● The problem
Starting at the first line of the listing below, repeat each line exactly until the line containing "plt.rcParams['mathtext.bf'] = 'Liberation", which you include. Leave out pictures.

● Information supplied
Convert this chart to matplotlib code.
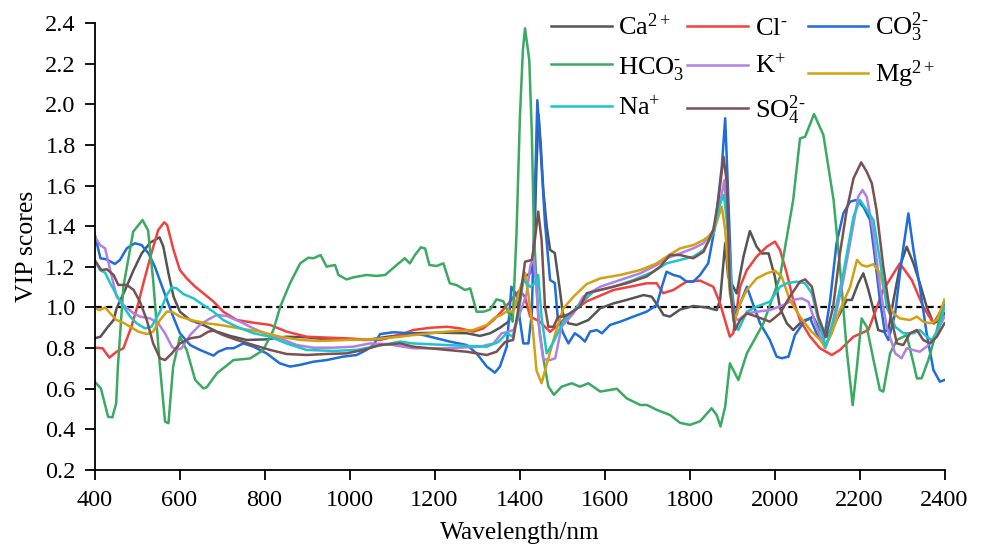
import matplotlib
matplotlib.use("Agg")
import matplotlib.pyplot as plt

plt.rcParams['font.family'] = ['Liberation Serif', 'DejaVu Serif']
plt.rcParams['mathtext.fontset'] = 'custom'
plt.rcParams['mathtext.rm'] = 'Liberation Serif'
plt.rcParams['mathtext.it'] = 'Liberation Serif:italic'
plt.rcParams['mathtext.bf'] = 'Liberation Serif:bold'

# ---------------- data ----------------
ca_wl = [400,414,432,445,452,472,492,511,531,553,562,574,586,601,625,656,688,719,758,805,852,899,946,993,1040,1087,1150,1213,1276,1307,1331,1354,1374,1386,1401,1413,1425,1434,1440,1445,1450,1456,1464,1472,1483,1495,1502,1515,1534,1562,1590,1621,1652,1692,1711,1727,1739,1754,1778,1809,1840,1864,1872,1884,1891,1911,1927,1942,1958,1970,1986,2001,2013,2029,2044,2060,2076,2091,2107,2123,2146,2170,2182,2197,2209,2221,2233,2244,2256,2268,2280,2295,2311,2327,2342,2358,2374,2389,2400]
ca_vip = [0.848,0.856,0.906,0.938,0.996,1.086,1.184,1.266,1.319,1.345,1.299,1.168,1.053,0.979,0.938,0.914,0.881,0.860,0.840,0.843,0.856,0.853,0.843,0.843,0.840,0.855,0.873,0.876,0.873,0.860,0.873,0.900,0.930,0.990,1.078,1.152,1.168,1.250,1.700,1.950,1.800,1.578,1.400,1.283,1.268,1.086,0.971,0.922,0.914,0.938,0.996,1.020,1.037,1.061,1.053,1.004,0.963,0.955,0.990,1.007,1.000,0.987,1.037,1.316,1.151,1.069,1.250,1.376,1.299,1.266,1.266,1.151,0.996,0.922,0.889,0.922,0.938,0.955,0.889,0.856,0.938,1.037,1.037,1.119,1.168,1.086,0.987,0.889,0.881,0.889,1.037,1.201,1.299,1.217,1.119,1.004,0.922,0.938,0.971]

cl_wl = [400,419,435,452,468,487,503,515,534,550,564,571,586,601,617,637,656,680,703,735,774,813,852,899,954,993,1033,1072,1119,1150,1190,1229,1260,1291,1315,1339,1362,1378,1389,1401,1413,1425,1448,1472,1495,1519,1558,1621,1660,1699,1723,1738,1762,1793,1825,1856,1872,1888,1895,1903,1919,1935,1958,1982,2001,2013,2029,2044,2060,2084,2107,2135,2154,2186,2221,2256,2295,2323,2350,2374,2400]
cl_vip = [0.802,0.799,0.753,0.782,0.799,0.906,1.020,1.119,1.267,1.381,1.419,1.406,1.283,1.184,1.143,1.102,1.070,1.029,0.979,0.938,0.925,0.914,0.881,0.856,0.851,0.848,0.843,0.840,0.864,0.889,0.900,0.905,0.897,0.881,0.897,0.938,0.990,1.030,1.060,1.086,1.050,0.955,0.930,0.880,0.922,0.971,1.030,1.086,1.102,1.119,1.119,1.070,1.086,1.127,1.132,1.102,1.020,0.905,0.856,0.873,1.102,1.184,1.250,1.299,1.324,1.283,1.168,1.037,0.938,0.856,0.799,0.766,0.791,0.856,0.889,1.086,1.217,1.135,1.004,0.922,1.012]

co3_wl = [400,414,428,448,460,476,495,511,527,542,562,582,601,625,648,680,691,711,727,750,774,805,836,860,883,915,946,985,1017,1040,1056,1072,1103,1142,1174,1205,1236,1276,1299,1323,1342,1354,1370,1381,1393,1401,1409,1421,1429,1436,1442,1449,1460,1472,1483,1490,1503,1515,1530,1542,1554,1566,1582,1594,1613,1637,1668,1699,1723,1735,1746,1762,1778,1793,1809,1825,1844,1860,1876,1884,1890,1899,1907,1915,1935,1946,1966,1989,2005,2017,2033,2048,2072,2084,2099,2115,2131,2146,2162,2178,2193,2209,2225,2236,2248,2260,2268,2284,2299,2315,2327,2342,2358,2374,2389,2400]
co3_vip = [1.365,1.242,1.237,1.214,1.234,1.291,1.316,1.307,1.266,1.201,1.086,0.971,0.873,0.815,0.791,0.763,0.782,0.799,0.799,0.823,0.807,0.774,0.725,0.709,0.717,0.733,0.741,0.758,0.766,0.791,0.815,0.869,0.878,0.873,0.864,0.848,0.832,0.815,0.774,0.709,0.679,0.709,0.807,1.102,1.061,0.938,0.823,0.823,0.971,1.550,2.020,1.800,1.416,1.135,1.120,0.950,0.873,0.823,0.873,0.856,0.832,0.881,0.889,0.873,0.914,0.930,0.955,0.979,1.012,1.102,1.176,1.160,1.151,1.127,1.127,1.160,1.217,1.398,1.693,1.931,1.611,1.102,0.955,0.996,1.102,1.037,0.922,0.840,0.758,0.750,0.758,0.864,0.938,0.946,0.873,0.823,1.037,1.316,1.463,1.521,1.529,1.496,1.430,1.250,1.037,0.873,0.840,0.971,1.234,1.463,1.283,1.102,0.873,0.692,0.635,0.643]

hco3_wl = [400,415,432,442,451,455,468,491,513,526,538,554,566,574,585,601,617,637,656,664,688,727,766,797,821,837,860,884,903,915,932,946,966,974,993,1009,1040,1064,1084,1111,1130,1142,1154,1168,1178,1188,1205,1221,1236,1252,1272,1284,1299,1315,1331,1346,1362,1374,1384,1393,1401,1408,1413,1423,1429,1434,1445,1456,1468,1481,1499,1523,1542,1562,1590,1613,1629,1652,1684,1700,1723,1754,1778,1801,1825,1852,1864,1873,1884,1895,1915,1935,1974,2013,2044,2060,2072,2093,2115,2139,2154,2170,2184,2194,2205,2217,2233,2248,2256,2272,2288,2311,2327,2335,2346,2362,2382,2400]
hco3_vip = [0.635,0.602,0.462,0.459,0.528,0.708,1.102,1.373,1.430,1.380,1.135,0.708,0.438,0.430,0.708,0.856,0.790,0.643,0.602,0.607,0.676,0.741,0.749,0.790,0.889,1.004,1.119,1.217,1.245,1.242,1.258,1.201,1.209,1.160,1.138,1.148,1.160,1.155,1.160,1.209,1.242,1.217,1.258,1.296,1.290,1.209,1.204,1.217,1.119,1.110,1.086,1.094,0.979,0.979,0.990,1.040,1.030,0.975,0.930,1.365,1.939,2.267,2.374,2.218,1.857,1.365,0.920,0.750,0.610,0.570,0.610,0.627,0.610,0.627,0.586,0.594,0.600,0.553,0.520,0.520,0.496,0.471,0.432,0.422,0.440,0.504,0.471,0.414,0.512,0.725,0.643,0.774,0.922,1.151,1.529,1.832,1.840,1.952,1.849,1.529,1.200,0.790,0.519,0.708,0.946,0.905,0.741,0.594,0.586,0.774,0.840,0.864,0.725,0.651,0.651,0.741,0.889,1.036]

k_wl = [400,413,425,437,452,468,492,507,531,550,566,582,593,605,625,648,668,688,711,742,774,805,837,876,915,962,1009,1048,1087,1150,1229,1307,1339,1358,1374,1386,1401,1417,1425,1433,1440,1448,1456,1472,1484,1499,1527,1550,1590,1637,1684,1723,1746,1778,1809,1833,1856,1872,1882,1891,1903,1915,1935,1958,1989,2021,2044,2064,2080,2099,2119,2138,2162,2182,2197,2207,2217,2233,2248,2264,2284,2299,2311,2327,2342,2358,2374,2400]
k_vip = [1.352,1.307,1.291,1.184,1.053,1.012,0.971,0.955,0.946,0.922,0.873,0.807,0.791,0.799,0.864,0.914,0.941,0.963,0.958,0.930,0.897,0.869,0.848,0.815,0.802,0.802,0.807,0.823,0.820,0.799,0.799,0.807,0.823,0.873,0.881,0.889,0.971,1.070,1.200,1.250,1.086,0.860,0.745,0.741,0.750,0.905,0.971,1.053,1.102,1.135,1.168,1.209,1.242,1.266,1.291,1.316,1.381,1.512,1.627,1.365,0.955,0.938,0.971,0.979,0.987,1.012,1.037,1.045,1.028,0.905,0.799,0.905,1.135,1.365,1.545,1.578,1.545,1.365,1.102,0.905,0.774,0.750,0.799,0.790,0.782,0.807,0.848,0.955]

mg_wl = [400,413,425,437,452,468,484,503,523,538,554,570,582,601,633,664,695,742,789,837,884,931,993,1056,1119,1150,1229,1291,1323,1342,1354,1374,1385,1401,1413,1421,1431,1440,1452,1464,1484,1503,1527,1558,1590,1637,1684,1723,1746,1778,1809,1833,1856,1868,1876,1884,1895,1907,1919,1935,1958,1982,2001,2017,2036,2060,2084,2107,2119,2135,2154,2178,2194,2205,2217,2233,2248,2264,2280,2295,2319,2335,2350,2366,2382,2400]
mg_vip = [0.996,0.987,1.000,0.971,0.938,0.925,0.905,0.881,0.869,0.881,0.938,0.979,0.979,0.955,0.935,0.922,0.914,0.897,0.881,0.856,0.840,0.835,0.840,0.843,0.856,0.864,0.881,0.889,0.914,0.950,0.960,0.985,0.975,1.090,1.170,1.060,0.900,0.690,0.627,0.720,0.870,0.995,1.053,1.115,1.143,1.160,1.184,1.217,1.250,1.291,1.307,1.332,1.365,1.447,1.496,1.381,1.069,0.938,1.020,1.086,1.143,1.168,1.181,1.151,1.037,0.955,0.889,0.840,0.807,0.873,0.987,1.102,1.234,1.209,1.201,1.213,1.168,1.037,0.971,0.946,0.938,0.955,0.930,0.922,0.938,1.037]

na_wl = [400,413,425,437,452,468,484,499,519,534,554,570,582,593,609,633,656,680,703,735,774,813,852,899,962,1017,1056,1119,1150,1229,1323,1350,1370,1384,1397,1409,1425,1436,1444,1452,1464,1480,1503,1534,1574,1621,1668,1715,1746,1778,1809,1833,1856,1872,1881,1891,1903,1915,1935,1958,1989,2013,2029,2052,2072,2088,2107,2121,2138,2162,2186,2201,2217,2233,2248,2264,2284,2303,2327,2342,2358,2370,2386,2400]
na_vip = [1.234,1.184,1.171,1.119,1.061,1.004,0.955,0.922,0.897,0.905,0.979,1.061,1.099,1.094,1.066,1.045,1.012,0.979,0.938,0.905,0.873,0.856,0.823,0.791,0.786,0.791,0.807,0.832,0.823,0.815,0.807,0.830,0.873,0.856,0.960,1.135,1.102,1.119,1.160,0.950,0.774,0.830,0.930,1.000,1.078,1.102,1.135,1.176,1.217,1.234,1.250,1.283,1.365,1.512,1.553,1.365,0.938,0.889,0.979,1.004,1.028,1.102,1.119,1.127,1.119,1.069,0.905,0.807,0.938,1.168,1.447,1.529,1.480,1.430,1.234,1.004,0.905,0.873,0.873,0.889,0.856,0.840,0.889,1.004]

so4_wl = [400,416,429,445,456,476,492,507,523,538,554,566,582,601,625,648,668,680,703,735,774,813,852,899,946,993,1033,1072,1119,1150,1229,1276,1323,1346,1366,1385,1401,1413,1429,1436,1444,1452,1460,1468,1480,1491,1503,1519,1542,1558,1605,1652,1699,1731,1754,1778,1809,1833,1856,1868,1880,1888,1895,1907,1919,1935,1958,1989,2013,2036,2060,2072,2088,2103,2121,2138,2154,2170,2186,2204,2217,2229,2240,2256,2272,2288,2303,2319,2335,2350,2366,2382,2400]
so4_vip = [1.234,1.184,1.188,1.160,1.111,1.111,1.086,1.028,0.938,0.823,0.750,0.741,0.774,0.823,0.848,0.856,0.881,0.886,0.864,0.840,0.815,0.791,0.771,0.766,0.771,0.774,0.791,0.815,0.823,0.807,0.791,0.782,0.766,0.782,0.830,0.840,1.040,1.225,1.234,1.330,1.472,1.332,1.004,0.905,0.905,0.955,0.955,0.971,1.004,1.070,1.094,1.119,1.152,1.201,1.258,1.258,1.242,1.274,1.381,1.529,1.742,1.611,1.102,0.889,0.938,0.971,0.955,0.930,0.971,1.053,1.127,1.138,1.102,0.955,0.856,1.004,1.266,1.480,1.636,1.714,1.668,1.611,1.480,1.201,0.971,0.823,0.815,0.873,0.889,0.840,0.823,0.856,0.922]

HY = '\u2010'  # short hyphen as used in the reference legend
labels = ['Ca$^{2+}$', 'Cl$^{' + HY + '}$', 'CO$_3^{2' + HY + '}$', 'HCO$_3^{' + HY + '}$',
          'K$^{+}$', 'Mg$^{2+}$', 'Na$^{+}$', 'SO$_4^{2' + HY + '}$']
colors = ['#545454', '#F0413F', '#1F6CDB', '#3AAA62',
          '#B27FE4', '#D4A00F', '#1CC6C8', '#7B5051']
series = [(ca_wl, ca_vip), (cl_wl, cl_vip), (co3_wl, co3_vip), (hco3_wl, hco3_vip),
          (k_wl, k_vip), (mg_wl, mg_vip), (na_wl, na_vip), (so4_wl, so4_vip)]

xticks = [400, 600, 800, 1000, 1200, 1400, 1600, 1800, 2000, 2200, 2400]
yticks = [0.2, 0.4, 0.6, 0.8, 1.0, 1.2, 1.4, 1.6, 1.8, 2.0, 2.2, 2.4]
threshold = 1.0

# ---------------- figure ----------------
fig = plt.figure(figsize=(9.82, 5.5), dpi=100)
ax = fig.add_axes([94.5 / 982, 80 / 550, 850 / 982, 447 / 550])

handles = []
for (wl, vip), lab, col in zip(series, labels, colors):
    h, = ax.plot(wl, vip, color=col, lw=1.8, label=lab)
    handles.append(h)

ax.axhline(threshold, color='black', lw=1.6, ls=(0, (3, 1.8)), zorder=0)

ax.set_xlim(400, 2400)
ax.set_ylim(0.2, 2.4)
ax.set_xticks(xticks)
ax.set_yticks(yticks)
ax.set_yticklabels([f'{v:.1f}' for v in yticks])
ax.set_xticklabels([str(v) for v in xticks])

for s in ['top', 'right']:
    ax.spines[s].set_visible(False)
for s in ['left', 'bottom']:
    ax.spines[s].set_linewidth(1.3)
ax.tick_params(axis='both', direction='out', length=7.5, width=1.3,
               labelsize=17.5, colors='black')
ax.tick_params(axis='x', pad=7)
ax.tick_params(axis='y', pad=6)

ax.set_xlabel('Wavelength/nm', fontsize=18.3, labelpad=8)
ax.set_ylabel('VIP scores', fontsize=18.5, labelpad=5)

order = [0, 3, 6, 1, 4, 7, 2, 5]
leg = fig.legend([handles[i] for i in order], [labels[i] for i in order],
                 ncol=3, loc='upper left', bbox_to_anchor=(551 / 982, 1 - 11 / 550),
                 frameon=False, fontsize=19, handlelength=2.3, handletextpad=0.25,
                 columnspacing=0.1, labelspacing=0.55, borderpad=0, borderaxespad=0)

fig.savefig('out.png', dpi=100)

● Output
Convert this chart to matplotlib code.
import matplotlib
matplotlib.use("Agg")
import matplotlib.pyplot as plt

plt.rcParams['font.family'] = ['Liberation Serif', 'DejaVu Serif']
plt.rcParams['mathtext.fontset'] = 'custom'
plt.rcParams['mathtext.rm'] = 'Liberation Serif'
plt.rcParams['mathtext.it'] = 'Liberation Serif:italic'
plt.rcParams['mathtext.bf'] = 'Liberation Serif:bold'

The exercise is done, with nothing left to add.